For this year, it looks like I’m safe to breed the cows since we’re past May 22nd.

Hopefully, you feel more comfortable using some of the lubridate functions that allow us to add or subtract time from a date. Are you ready to answer some questions using these new skills?

Assignment

1. How many days were the rams in with the ewes?

difftime("2020-05-30", "2020-04-25")

# or

date("2020-05-30") - date("2020-04-25")

Ewes ovulate every 17-19 days so this gives each ewe two times to be bred.

2. We want piglets born after January 10 so my kids can have pigs to show for our local 4-H fair at the end of July. When should we expose the sows to the boar?

due_date <- date("2020-01-10")
due_date - days(114)

September 18th.

3. After the ewes that are being exposed have their lambs, they will nurse their lambs for 9 weeks after their due date. I then give them a recovery period to gain some weight before being bred again. If I want the ewes to deliver lambs every 8 months, how much recovery time should I give the ewes?

first_breed_date <- date("2020-04-25")
first_due_date <- breed_date + days(147)
first_wean_date <- first_due_date + weeks(9)

second_due_date <- first_due_date + months(8)
second_breed_date <- second_due_date - days(147)

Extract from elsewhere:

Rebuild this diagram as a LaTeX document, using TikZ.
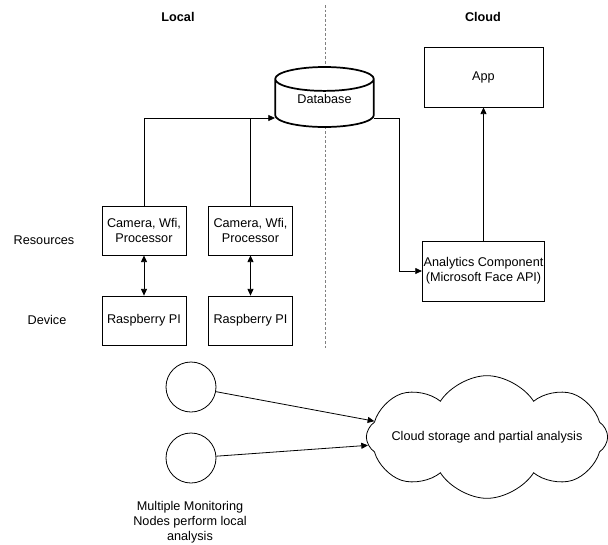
\documentclass[tikz,border=0pt]{standalone}
\usepackage{fontspec}
\setmainfont{Liberation Sans}
\usetikzlibrary{positioning,shapes.geometric,shapes.symbols,arrows.meta}
\tikzset{
 mon text/.style={font=\fontsize{9.5}{11.25}\selectfont,align=center},
 mon box/.style={mon text,draw,line width=.6pt,minimum width=63pt,
                 minimum height=36.75pt,inner sep=1pt},
 mon wide/.style={mon box,minimum width=89.25pt,minimum height=45pt},
 mon db/.style={mon text,draw,line width=1.3pt,cylinder,shape border rotate=90,
                aspect=.42,minimum width=74pt,minimum height=45pt,fill=white,inner sep=1pt},
 mon node/.style={circle,draw,line width=.6pt,minimum size=37.5pt,inner sep=0pt},
 mon cloud/.style={cloud,draw,line width=.6pt,cloud puffs=8,cloud puff arc=115,
                   minimum width=181pt,minimum height=92pt,inner sep=0pt},
 mon flow/.style={line width=.6pt,-{Triangle[length=5pt,width=4.5pt]}},
 mon link/.style={line width=.6pt,{Triangle[length=5pt,width=4.5pt]}-{Triangle[length=5pt,width=4.5pt]}},
 mon head/.style={font=\fontsize{9.5}{11.25}\selectfont\bfseries}
}
\begin{document}
\begin{tikzpicture}[x=.75pt,y=-.75pt]
 \useasboundingbox (0,0) rectangle (608,544);
 % local / cloud split
 \draw[gray,line width=.6pt,dash pattern=on 2pt off 1.5pt] (325,5) -- (325,350);
 \node[mon head] (hlocal) at (178,17) {Local};
 \node[mon head] (hcloud) at (483,17) {Cloud};
 \node[mon text] (lres) at (44,240) {Resources};
 \node[mon text] (ldev) at (47,320) {Device};
 % monitoring nodes
 \foreach \i/\x in {1/144,2/250.5}{
   \node[mon box] (cam\i) at (\x,230.5) {Camera, Wfi,\\Processor};
   \node[mon box] (rpi\i) at (\x,320.5) {Raspberry PI};
   \draw[mon link] (cam\i) -- (rpi\i);
 }
 \node[mon db,anchor=shape center] (db) at (324.5,97) {\phantom{Database}};
 \node[mon text] (dbtext) at (324.5,99) {Database};
 \node[mon wide] (app) at (483.5,77) {App};
 \node[mon wide] (ana) at (483.5,271) {Analytics Component\\(Microsoft Face API)};
 \coordinate (dbin) at (275,118);
 \coordinate (dbout) at (374,118);
 \draw[mon flow] (cam1.north) |- (dbin);
 \draw[line width=.6pt] (cam2.north) -- (cam2.north |- dbin);
 \draw[mon flow] (dbout) -- ++(25,0) |- (ana.west);
 \draw[mon flow] (ana) -- (app);
 % overview
 \node[mon node] (n1) at (191,387) {};
 \node[mon node] (n2) at (191,458) {};
 \node[mon cloud,label={[mon text]center:Cloud storage and partial analysis}]
   (cl) at (487,437) {};
 \draw[mon flow] (n1) -- (cl.172);
 \draw[mon flow] (n2) -- (cl.184);
 \node[mon text] (lmulti) at (190,522) {Multiple Monitoring\\Nodes perform local\\analysis};
\end{tikzpicture}
\end{document}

recovery_period <- difftime(second_breed_date, first_wean_date)

I can give them just over a month to recover before trying to breed them again. Of course, if there are ewes that use the full 35 days to get bred, their lambs will be quite a bit younger at the time of weaning. As a management strategy, we might decide it would be better to only give them 18 days to get bred if we have a lot of younger lambs at weaning time.

4. The “3 months, 3 weeks, 3 days” heuristic is pretty catchy. Can you come up with a similar heuristic for sheep and cows?

Let’s start with cows at 283 days

breed_date <- now()
due_date <- breed_date + months(9) + days(9)
difftime(due_date, breed_date) - 283

9 months and 9 days works pretty nicely for cow!

Now for sheep at 147 days

breed_date <- now()
due_date <- breed_date + months(5) - days(5)
difftime(due_date, breed_date) - 147

5 months minus 5 days works well for sheep!